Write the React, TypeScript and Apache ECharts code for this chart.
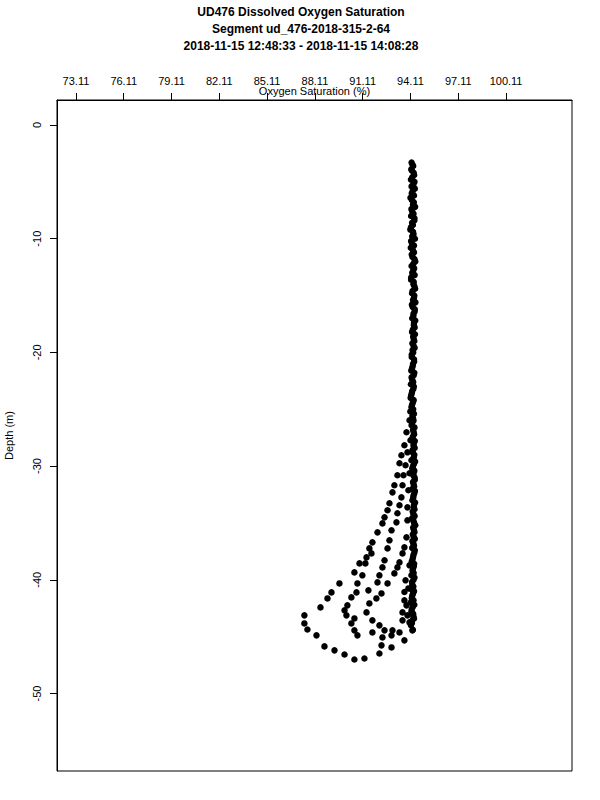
---
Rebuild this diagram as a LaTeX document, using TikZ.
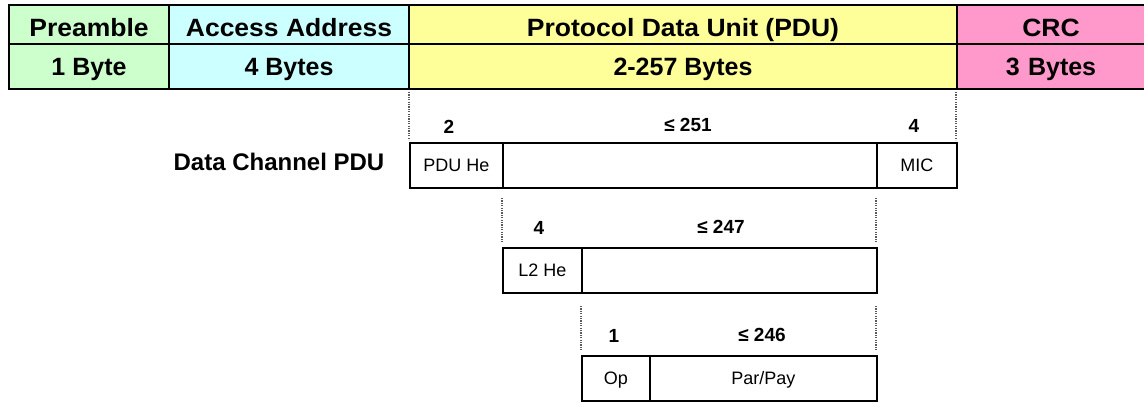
---
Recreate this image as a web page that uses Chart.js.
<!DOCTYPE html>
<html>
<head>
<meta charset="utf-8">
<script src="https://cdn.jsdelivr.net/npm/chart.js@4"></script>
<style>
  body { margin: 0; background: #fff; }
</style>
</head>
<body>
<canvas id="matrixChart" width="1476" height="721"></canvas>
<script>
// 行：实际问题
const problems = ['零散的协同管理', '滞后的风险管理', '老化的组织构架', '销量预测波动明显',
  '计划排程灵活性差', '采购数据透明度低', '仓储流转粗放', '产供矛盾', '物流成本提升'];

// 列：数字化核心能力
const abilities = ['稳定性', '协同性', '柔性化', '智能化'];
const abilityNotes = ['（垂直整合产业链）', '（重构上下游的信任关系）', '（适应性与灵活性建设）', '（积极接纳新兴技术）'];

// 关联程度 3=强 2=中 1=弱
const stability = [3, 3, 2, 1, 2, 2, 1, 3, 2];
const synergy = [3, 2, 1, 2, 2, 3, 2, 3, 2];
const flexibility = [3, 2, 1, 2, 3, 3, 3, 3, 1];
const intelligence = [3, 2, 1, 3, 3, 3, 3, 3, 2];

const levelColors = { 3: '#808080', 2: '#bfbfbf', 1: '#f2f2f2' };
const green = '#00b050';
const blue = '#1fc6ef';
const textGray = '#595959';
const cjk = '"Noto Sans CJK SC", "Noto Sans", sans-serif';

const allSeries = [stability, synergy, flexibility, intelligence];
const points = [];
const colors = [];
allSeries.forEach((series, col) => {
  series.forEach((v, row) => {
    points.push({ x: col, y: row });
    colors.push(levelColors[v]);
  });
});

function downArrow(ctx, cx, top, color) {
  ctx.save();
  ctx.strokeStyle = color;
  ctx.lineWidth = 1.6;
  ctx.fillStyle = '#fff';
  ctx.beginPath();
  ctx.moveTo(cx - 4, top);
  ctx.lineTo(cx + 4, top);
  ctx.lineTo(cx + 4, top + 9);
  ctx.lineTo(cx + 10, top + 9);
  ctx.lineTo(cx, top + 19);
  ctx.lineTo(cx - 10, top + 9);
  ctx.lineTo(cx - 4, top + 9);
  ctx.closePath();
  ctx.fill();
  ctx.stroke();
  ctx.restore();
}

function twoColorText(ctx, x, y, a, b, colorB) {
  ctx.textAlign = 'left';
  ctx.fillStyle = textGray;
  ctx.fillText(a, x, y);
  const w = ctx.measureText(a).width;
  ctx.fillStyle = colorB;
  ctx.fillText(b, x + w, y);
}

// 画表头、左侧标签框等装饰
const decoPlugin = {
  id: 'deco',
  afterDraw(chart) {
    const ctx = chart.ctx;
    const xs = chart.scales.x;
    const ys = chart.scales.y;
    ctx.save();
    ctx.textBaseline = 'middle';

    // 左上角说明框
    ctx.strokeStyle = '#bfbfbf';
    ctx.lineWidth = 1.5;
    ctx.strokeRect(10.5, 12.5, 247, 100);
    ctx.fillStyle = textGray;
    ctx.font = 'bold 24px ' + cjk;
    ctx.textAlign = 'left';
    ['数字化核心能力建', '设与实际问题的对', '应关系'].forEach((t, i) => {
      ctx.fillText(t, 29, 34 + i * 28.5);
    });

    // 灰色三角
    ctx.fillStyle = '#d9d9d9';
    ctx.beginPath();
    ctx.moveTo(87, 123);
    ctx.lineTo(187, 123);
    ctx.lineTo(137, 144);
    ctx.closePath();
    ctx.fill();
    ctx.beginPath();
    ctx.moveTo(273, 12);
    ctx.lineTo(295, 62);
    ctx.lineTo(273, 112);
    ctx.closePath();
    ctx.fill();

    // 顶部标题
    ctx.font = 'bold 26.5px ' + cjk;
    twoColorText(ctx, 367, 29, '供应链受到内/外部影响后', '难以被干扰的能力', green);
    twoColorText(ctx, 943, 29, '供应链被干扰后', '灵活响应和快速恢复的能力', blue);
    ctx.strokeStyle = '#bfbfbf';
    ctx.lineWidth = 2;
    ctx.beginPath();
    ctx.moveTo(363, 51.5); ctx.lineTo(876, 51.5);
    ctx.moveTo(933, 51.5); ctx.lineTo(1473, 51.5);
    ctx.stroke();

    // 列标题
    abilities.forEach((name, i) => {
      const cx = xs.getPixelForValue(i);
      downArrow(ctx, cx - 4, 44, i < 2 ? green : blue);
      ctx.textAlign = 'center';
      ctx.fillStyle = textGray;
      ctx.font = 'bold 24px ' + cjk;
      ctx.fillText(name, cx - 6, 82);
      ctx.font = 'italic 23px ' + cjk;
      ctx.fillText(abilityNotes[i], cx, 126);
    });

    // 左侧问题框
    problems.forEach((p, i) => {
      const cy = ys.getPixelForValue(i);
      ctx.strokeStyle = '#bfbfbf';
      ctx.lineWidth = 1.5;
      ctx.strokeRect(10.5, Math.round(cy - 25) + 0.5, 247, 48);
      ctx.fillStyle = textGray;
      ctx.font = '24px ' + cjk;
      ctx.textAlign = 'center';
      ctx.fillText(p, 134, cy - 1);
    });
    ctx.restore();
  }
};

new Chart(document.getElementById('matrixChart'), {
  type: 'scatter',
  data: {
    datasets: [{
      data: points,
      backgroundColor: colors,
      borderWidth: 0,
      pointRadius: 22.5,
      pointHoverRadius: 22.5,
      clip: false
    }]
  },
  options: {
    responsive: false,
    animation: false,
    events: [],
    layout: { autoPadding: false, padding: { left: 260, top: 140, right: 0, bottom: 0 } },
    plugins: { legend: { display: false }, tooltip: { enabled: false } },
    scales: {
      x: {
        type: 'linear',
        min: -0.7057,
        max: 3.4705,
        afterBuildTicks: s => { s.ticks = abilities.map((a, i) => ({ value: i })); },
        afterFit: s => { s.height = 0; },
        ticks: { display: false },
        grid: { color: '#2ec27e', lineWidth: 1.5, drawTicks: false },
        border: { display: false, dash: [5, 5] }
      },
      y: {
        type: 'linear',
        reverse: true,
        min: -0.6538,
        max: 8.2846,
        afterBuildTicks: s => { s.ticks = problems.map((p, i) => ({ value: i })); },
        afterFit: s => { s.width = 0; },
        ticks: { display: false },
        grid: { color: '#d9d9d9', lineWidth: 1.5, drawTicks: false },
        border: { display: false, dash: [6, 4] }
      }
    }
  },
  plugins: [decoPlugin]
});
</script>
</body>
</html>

_STATED GOAL_
Within the material above, extract exactly the lines that start at the line containing "Recreate this image" and stop after the line containing "3, 3, 3, 3, 2];", and only those.

_ANSWER TO THE EXERCISE_
Recreate this image as a web page that uses Chart.js.
<!DOCTYPE html>
<html>
<head>
<meta charset="utf-8">
<script src="https://cdn.jsdelivr.net/npm/chart.js@4"></script>
<style>
  body { margin: 0; background: #fff; }
</style>
</head>
<body>
<canvas id="matrixChart" width="1476" height="721"></canvas>
<script>
// 行：实际问题
const problems = ['零散的协同管理', '滞后的风险管理', '老化的组织构架', '销量预测波动明显',
  '计划排程灵活性差', '采购数据透明度低', '仓储流转粗放', '产供矛盾', '物流成本提升'];

// 列：数字化核心能力
const abilities = ['稳定性', '协同性', '柔性化', '智能化'];
const abilityNotes = ['（垂直整合产业链）', '（重构上下游的信任关系）', '（适应性与灵活性建设）', '（积极接纳新兴技术）'];

// 关联程度 3=强 2=中 1=弱
const stability = [3, 3, 2, 1, 2, 2, 1, 3, 2];
const synergy = [3, 2, 1, 2, 2, 3, 2, 3, 2];
const flexibility = [3, 2, 1, 2, 3, 3, 3, 3, 1];
const intelligence = [3, 2, 1, 3, 3, 3, 3, 3, 2];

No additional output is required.